E é nesse ramo que ele funciona bem, apesar do seu último trabalho, o cotadíssimo Interestelar, tenha me desapontado demais. É algo que, caso eu não estivesse paciente hoje, poderia ter acontecido: A Origem é demorado. Vejo que Nolan parece um pouco nervoso conduzindo seu brilhante roteiro em atalhos fáceis. A certo modo, ele não confia na relação entre a duração e a ambição de seus trabalhos, fazendo assim uma mistura que resulta em cansaço, na maior parte das vezes. E feliz estou ao assistir A Origem, onde ele parece ter encontrado o exímio alinhamento entre esses dois elementos tão importantes e decisivos.

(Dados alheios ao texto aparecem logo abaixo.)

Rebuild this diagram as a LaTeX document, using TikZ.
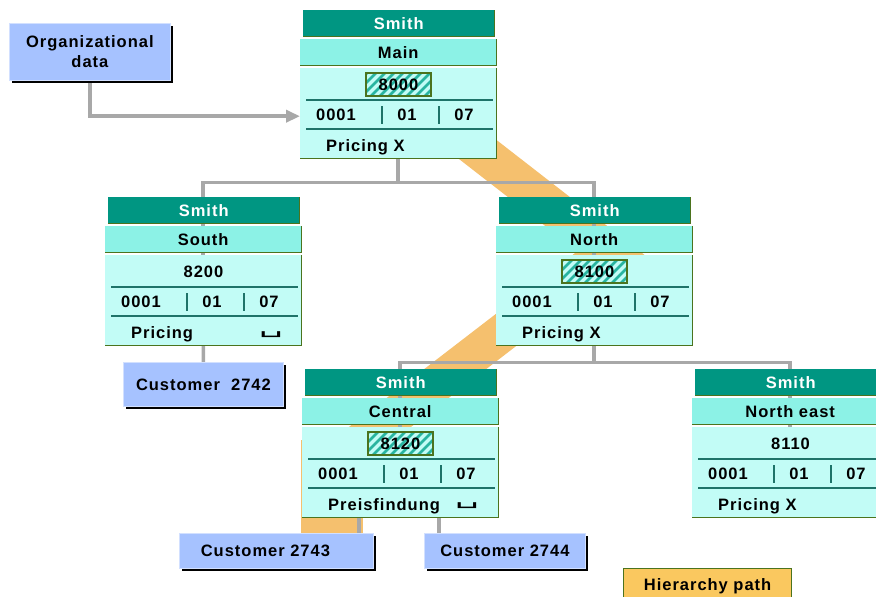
\documentclass[tikz,border=0pt]{standalone}
\usepackage{fontspec}
\setmainfont{Liberation Sans}[LetterSpace=6]
\newfontfamily\dejavu{DejaVu Sans}
\usetikzlibrary{arrows.meta,shadows}
\pgfdeclarelayer{paper}
\pgfdeclarelayer{band}
\pgfdeclarelayer{wires}
\pgfsetlayers{paper,band,wires,main}
\definecolor{smithc}{RGB}{0,150,130}
\definecolor{labc}{RGB}{140,242,230}
\definecolor{bodyc}{RGB}{194,252,246}
\definecolor{edgec}{RGB}{75,115,30}
\definecolor{linec}{RGB}{30,115,105}
\definecolor{stripec}{RGB}{40,180,160}
\definecolor{custc}{RGB}{166,194,255}
\definecolor{bandc}{RGB}{245,192,110}
\definecolor{hierc}{RGB}{250,200,95}
\definecolor{connc}{RGB}{168,168,168}
\tikzset{
 lbl/.style={font=\fontsize{16.5}{20}\selectfont\bfseries, inner sep=0pt},
 bar/.style={lbl, minimum height=26pt, anchor=north west},
 smithbar/.style={bar, fill=smithc, text=white, minimum width=191pt},
 namebar/.style={bar, fill=labc, text=black, minimum width=196pt},
 bodybox/.style={fill=bodyc, minimum width=196pt, minimum height=90pt, inner sep=0pt, anchor=north west},
 rim/.style={draw=edgec, line width=1.2pt},
 sep/.style={draw=linec, line width=1.2pt},
 conn/.style={draw=connc, line width=3.5pt},
 custbox/.style={lbl, fill=custc, draw=custc!50!white, line width=0.8pt, anchor=north west,
   drop shadow={shadow xshift=3pt, shadow yshift=-3pt, fill=black, opacity=1}},
 hierbox/.style={lbl, fill=hierc, draw=edgec, line width=1.2pt, anchor=north west},
 markc/.style={font=\dejavu\fontsize{15}{15}\selectfont, inner sep=0pt},
}
\newcommand\hatchbg{%
 \begin{scope}
 \clip (66,63) rectangle (131,86);
 \fill[bodyc] (66,63) rectangle (131,86);
 \foreach \k in {0,...,11} {\draw[stripec, line width=2.8pt] ({44+\k*9},86) -- ++(23,-23);}
 \end{scope}
 \draw[edgec, line width=1.2pt] (66,63) rectangle (131,86);}
\newcommand\orgunit[7]{%
\begin{scope}[shift={(#2,#3)}]
 \node[smithbar] (#1-s) at (3,0) {Smith};
 \draw[rim] (#1-s.north east) -- (#1-s.south east) -- (#1-s.south west);
 \node[namebar] (#1-l) at (0,29) {#4};
 \draw[rim] (#1-l.north east) -- (#1-l.south east) -- (#1-l.south west);
 \node[bodybox] (#1-b) at (0,58) {};
 \draw[rim] (#1-b.north east) -- (#1-b.south east) -- (#1-b.south west);
 #6
 \node[lbl] (#1-n) at (98.5,75) {#5};
 \draw[sep] (6,90) -- (193,90);
 \draw[sep] (6,119) -- (193,119);
 \draw[sep] (82,96) -- (82,114);
 \draw[sep] (139,96) -- (139,114);
 \node[lbl] (#1-c1) at (36,105) {0001};
 \node[lbl] (#1-c2) at (107,105) {01};
 \node[lbl] (#1-c3) at (164,105) {07};
 \node[lbl, anchor=base west] (#1-p) at (26,141) {#7};
\end{scope}}
\begin{document}
\begin{tikzpicture}[x=1pt,y=-1pt]
\useasboundingbox (0,0) rectangle (876,597);
\begin{pgfonlayer}{paper}
 \fill[white] (0,0) rectangle (876,597);
\end{pgfonlayer}
\clip (0,0) rectangle (876,597);
% org units
\orgunit{main}{300}{10}{Main}{8000}{\hatchbg}{Pricing X}
\orgunit{south}{105}{197}{South}{8200}{}{Pricing}
\orgunit{north}{496}{197}{North}{8100}{\hatchbg}{Pricing X}
\orgunit{central}{302}{369}{Central}{8120}{\hatchbg}{Preisfindung}
\orgunit{ne}{692}{369}{North east}{8110}{}{Pricing X}
\node[markc] (south-m) at (271,335) {\scalebox{2.5}[1.2]{␣}};
\node[markc] (central-m) at (467,506) {\scalebox{2.5}[1.2]{␣}};
% other boxes
\node[custbox, minimum width=161pt, minimum height=57pt, align=center] (org) at (9,23) {Organizational\\data};
\node[custbox, minimum width=160pt, minimum height=44pt] (c2742) at (123,362) {Customer\ \ 2742};
\node[custbox, minimum width=194pt, minimum height=35pt] (c2743) at (179,533) {\hspace*{-22pt}Customer 2743};
\node[custbox, minimum width=161pt, minimum height=35pt] (c2744) at (424,533) {Customer 2744};
\node[hierbox, minimum width=168pt, minimum height=36pt] (hier) at (623,568) {Hierarchy path};
\coordinate (t3) at ([xshift=-15pt]c2743.north east);
\coordinate (t4) at ([xshift=15pt]c2744.north west);
% connectors
\begin{pgfonlayer}{wires}
 \draw[conn] (main-b.south) -- ++(0,24) -| (south-b.center);
 \draw[conn] (main-b.south) -- ++(0,24) -| (north-b.center);
 \draw[conn] (south-b.center) -- (c2742.center);
 \draw[conn] (north-b.south) -- ++(0,17) -| (central-b.center);
 \draw[conn] (north-b.south) -- ++(0,17) -| (ne-b.center);
 \draw[conn] (t3) -- (t3 |- central-b.south);
 \draw[conn] (t4) -- (t4 |- central-b.south);
 \draw[conn, -{Triangle[length=14pt,width=12pt]}] (org.south) |- ([yshift=-3pt]main-b.west);
\end{pgfonlayer}
% hierarchy band
\begin{pgfonlayer}{band}
 \fill[bandc] (383,100) -- (445,100) -- (651,260) -- (589,260) -- cycle;
 \fill[bandc] (592,240) -- (654,240) -- (368,460) -- (306,460) -- cycle;
 \fill[bandc] (301,440) -- (363,440) -- (363,545) -- (301,545) -- cycle;
\end{pgfonlayer}
\end{tikzpicture}
\end{document}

Na história, Dom Cobb (feito por um inspirado, mas que poderia ser infinitamente melhor, Leonardo DiCaprio) é um criminoso que trabalha roubando grandes informações de poderosos homens através de sonhos. Seu complexo trabalho reúne toda uma equipe e um delicado processo, além de um material específico e tal. Quando um membro de sua equipe, um arquiteto, morre, ele vai procurar ao lado de seu pai um novo assistente, e acaba encontrando Ariadne. Dom tem como missão roubar a senha de um cofre, mas seu tormentador passado e a falecida esposa que faz de tudo para derrubá-lo em seu trabalho, faz com que ele perca a razão entre a realidade, os sonhos e seu passado. Melhor não continuar para não dar spoiler.

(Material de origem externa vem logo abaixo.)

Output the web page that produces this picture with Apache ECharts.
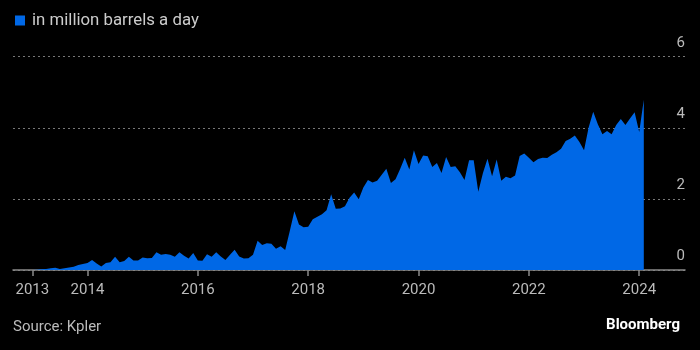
<!DOCTYPE html>
<html>
<head>
<meta charset="utf-8">
<script src="https://cdn.jsdelivr.net/npm/echarts@6/dist/echarts.min.js"></script>
<style>
html,body{margin:0;padding:0;background:#000;}
#chart{width:700px;height:350px;}
</style>
</head>
<body>
<div id="chart"></div>
<script>
// Monthly series starting January 2013
const startYear = 2013;
const seriesName = 'in million barrels a day';
const values = [
  0.0, 0.01, 0.02, 0.03, 0.05, 0.06, 0.03, 0.05, 0.07, 0.09, 0.14, 0.17,
  0.2, 0.28, 0.18, 0.1, 0.2, 0.22, 0.37, 0.22, 0.25, 0.37, 0.27, 0.27,
  0.35, 0.33, 0.34, 0.5, 0.43, 0.45, 0.43, 0.37, 0.5, 0.4, 0.32, 0.48,
  0.27, 0.26, 0.44, 0.37, 0.5, 0.38, 0.28, 0.43, 0.57, 0.38, 0.32, 0.33,
  0.43, 0.82, 0.7, 0.75, 0.74, 0.6, 0.67, 0.56, 1.1, 1.65, 1.28, 1.2,
  1.22, 1.43, 1.5, 1.57, 1.68, 2.13, 1.72, 1.73, 1.79, 2.03, 2.18, 1.99,
  2.32, 2.53, 2.46, 2.51, 2.68, 2.85, 2.45, 2.55, 2.84, 3.16, 2.83, 3.37,
  2.98, 3.22, 3.2, 2.9, 3.01, 2.73, 3.18, 2.9, 2.92, 2.75, 2.53, 3.09,
  3.09, 2.2, 2.72, 3.13, 2.64, 3.11, 2.51, 2.62, 2.58, 2.66, 3.21, 3.28,
  3.16, 3.03, 3.12, 3.16, 3.15, 3.24, 3.31, 3.41, 3.63, 3.69, 3.78, 3.6,
  3.37, 4.01, 4.45, 4.1, 3.82, 3.91, 3.82, 4.08, 4.25, 4.08, 4.26, 4.44,
  3.88, 4.79
];
const xTickYears = [2013, 2014, 2016, 2018, 2020, 2022, 2024];
const yTicks = [0, 2, 4, 6];

const data = values.map((v, i) => [startYear + i / 12, v]);

const chart = echarts.init(document.getElementById('chart'), null, {renderer: 'canvas'});
const FONT = 'Roboto';
chart.setOption({
  backgroundColor: '#000',
  animation: false,
  textStyle: {fontFamily: FONT},
  legend: {
    left: 15, top: 12, padding: 0,
    icon: 'rect', itemWidth: 10, itemHeight: 10, itemGap: 10,
    textStyle: {color: '#cccccc', fontSize: 16.8, fontFamily: FONT, padding: [0,0,0,2]},
    data: [seriesName]
  },
  grid: {left: 13, right: 15, top: 56.7, bottom: 80, containLabel: false, outerBoundsMode: 'none'},
  xAxis: {
    type: 'value',
    min: 2012.65, max: 2024.83,
    axisLine: {show: true, lineStyle: {color: '#8a8a8a', width: 1.5}},
    axisTick: {show: true, customValues: xTickYears, length: 6, lineStyle: {color: '#8a8a8a', width: 1.5}},
    axisLabel: {customValues: xTickYears, color: '#bbbbbb', fontSize: 15, margin: 13, fontFamily: FONT,
      formatter: v => String(Math.round(v))},
    splitLine: {show: false}
  },
  yAxis: {
    type: 'value', position: 'right',
    min: 0, max: 6, interval: 2,
    axisLine: {show: false}, axisTick: {show: false},
    axisLabel: {inside: true, margin: 0, color: '#bbbbbb', fontSize: 15, fontFamily: FONT,
      verticalAlign: 'bottom', padding: [0, 0, 6, 0], customValues: yTicks},
    splitLine: {show: true, lineStyle: {color: '#777777', type: [2, 3], width: 1}}
  },
  series: [{
    name: seriesName,
    type: 'line',
    data: data,
    symbol: 'none',
    color: '#0068e6',
    lineStyle: {width: 0},
    areaStyle: {color: '#0068e6', opacity: 1},
    z: 3
  }],
  graphic: [
    {type: 'text', left: 13, top: 320, style: {text: 'Source: Kpler', fill: '#bbbbbb', font: '15px ' + FONT}},
    {type: 'text', right: 20, top: 318, style: {text: 'Bloomberg', fill: '#ffffff', font: 'bold 15px ' + FONT}}
  ]
});
</script>
</body>
</html>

Só pra falar, uma coisa que achei muito interessante nesse filme é como Nolan transparece utilizar duas palavras, do português, para identificar dois personagens que movem a trama: Dom (o mestre/mentor do trabalho, o que dá a perceber pelo seu nome que também o qualifica como provedor desse habilidoso jogo) e Mal (sua falecida esposa, que agora vive o atormentando em seus sonhos e o culpa por seu destino, e não por isso ela recebe esse malévolo nome, mas sim por que ela é produto da mente de Dom pra descontrolar sua noção da ilusão e reverter todo o paradigma dos sonhos: logo, um mal), sendo a segunda personagem interpretada lindamente por Marion Cotillard, num papel ótimo aqui.

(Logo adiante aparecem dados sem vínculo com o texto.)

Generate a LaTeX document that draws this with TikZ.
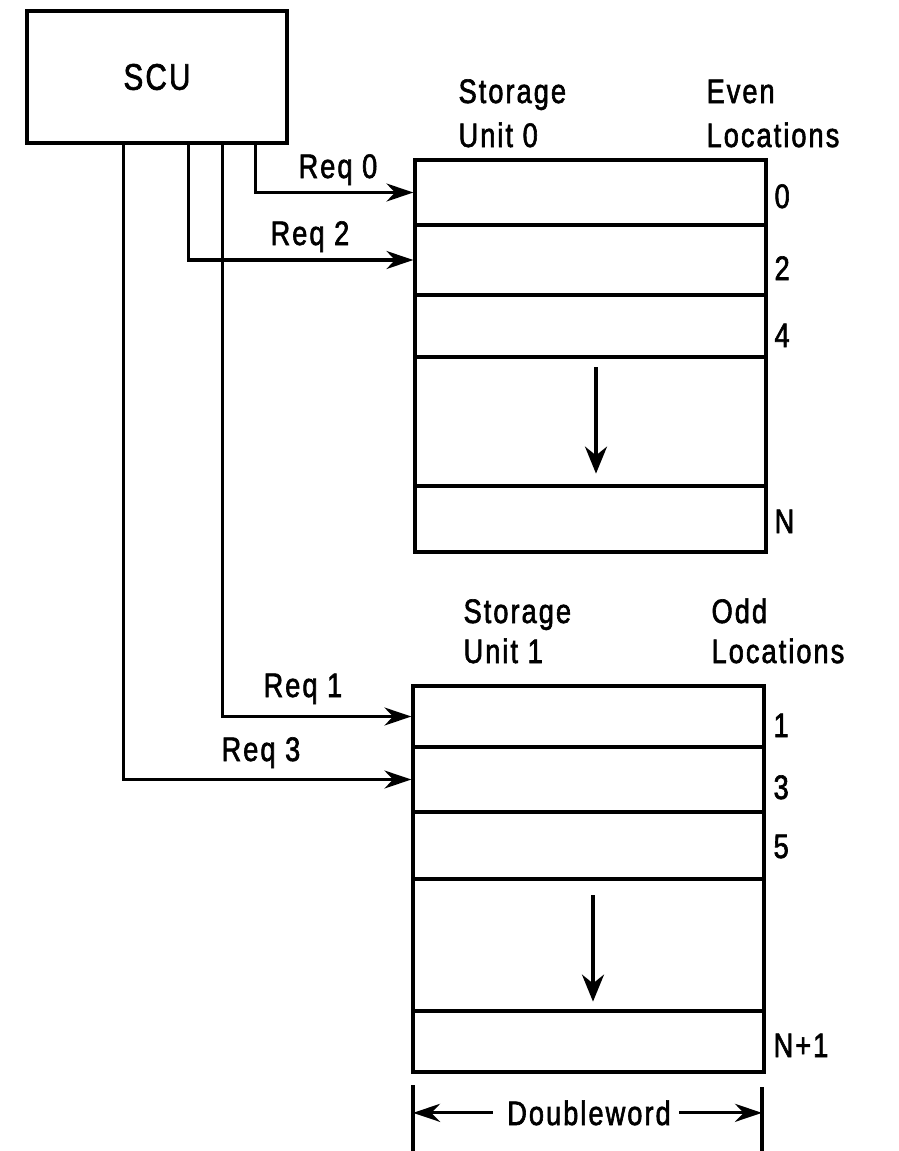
\documentclass[tikz,border=0pt]{standalone}
\usepackage{fontspec}
\setmainfont{Liberation Sans}[FakeStretch=0.8,LetterSpace=6,FakeBold=1.8]
\usetikzlibrary{arrows.meta}
\begin{document}
\begin{tikzpicture}[x=1pt,y=-1pt,line width=3.2pt,
  lbl/.style={font=\fontsize{34}{40}\selectfont,inner sep=0pt,anchor=base west},
  cell/.style={draw,rectangle,inner sep=0pt,minimum width=351pt},
  arr/.style={-{Stealth[length=27pt,width=18pt]}},
  darr/.style={-{Stealth[length=27pt,width=22pt]}}]
\useasboundingbox (0,0) rectangle (898,1151);
% SCU
\node[draw,rectangle,minimum width=260pt,minimum height=132pt,inner sep=0pt,
      font=\fontsize{37}{44}\selectfont] (scu) at (157,77) {SCU};
% Storage unit 0 rows
\node[cell,minimum height=65pt]  (a0) at (590.5,192.5) {};
\node[cell,minimum height=70pt]  (a1) at (590.5,260) {};
\node[cell,minimum height=62pt]  (a2) at (590.5,326) {};
\node[cell,minimum height=129pt] (a3) at (590.5,421.5) {};
\node[cell,minimum height=66pt]  (a4) at (590.5,519) {};
% Storage unit 1 rows
\node[cell,minimum height=61pt]  (b0) at (588.5,716.5) {};
\node[cell,minimum height=65pt]  (b1) at (588.5,779.5) {};
\node[cell,minimum height=67pt]  (b2) at (588.5,845.5) {};
\node[cell,minimum height=132pt] (b3) at (588.5,945) {};
\node[cell,minimum height=61pt]  (b4) at (588.5,1041.5) {};
% headers
\node[lbl] (h0a) at (457,103) {Storage};
\node[lbl] (h0b) at (457,147) {Unit 0};
\node[lbl] (e0a) at (705,103) {Even};
\node[lbl] (e0b) at (705,147) {Locations};
\node[lbl] (h1a) at (462,623) {Storage};
\node[lbl] (h1b) at (462,663) {Unit 1};
\node[lbl] (e1a) at (710,623) {Odd};
\node[lbl] (e1b) at (710,663) {Locations};
% location numbers
\node[lbl] (n0) at (773,208) {0};
\node[lbl] (n2) at (773,280) {2};
\node[lbl] (n4) at (773,347) {4};
\node[lbl] (nN) at (773,533) {N};
\node[lbl] (n1) at (772,737) {1};
\node[lbl] (n3) at (772,799) {3};
\node[lbl] (n5) at (772,858) {5};
\node[lbl] (nN1) at (772,1057) {N+1};
% request labels
\node[lbl] (r0) at (297,178) {Req 0};
\node[lbl] (r2) at (269,245) {Req 2};
\node[lbl] (r1) at (262,697) {Req 1};
\node[lbl] (r3) at (220,761) {Req 3};
% request connectors
\draw[arr] ([xshift=230pt]scu.south west) |- (a0.west);
\draw[arr] ([xshift=163pt]scu.south west) |- (a1.west);
\draw[arr] ([xshift=197pt]scu.south west) |- (b0.west);
\draw[arr] ([xshift=98pt]scu.south west) |- (b1.west);
% internal down arrows
\draw[darr] ([xshift=5.5pt,yshift=-12pt]a3.north) -- ([xshift=5.5pt,yshift=14pt]a3.south);
\draw[darr] ([xshift=4.5pt,yshift=-18pt]b3.north) -- ([xshift=4.5pt,yshift=11pt]b3.south);
% doubleword dimension
\coordinate (dlt) at (413,1085);
\coordinate (dlb) at (413,1151);
\coordinate (drt) at (762,1087);
\coordinate (drb) at (762,1151);
\draw (dlt) -- (dlb);
\draw (drt) -- (drb);
\node[lbl,anchor=base] (dw) at (589,1125) {Doubleword};
\draw[arr] ([xshift=-13pt]dw.west) -- (dw.west -| dlt);
\draw[arr] ([xshift=7pt]dw.east) -- (dw.east -| drt);
\end{tikzpicture}
\end{document}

A conexão detalhista, pós-perfeccionista, dos eventos; a inteira exatidão da percepção; os personagens cuidadosamente desenvolvidos; o roteiro escrito por Christopher Nolan segue uma linha tão singular e extraordinária que não qualificá-lo por mais de uma vez dentro deste texto é do mesmo efeito de um pecado. Poxa vida, só tenho a dizer que, ademais de tudo o que sinto por Nolan, nesse exato momento impera a inveja. Que perplexo roteirista é Nolan. Que cara genial, hein! Chega a tremer. Digo o mesmo da direção, que rima toques, mesmo que fracos, de Scorsese e alta sensibilidade vinda de um Stanley Kubrick. O melhor é que tudo soa tão natural, convencional. Fica automaticamente impossível não adorar A Origem à medida em que o filme vai revelando suas cartadas e desinibindo seus segredos.
Venceu Fotografia, Mixagem e Edição de Som e Efeitos Visuais na cerimônia do Oscar 2011, e pra mim ainda podia ter papado de boa Direção de Arte, Trilha Sonora, Roteiro Original e, porquê não?, Melhor Filme na edição, se não fosse por Alice no País das Maravilhas, A Rede Social e O Discurso do Rei. A fotografia de Wally Pfister, a melhor dele, costura minuciosamente os aspectos visuais que compõem os cenários de A Origem, e torna-se a melhor colaboração de Nolan com o diretor de fotografia. A trilha sonora de Hans Zimmer é ótima e marca mais outra memorável parceria dele com o cineasta, uma parceria que foi muito bem apelidada pelo Mau Saldanha no podcast dele sobre Interestelar como "a mesma de Steven Spielberg e John Williams", da qual eu não discordo nem um pouquinho.
A experiência de vê-lo em DVD já é demais satisfatória e bela, mas acredito que vê-lo no cinema, lá em 2010, em IMAX, seria maravilhoso, e concretizaria a dimensão da experiência de vez. O que vale é ver. A Origem, que explora muito bem a natureza dos sonhos na sua forma mais completa, creio eu, também é a redenção de Nolan como um diretor maturo e possuído pela ambição.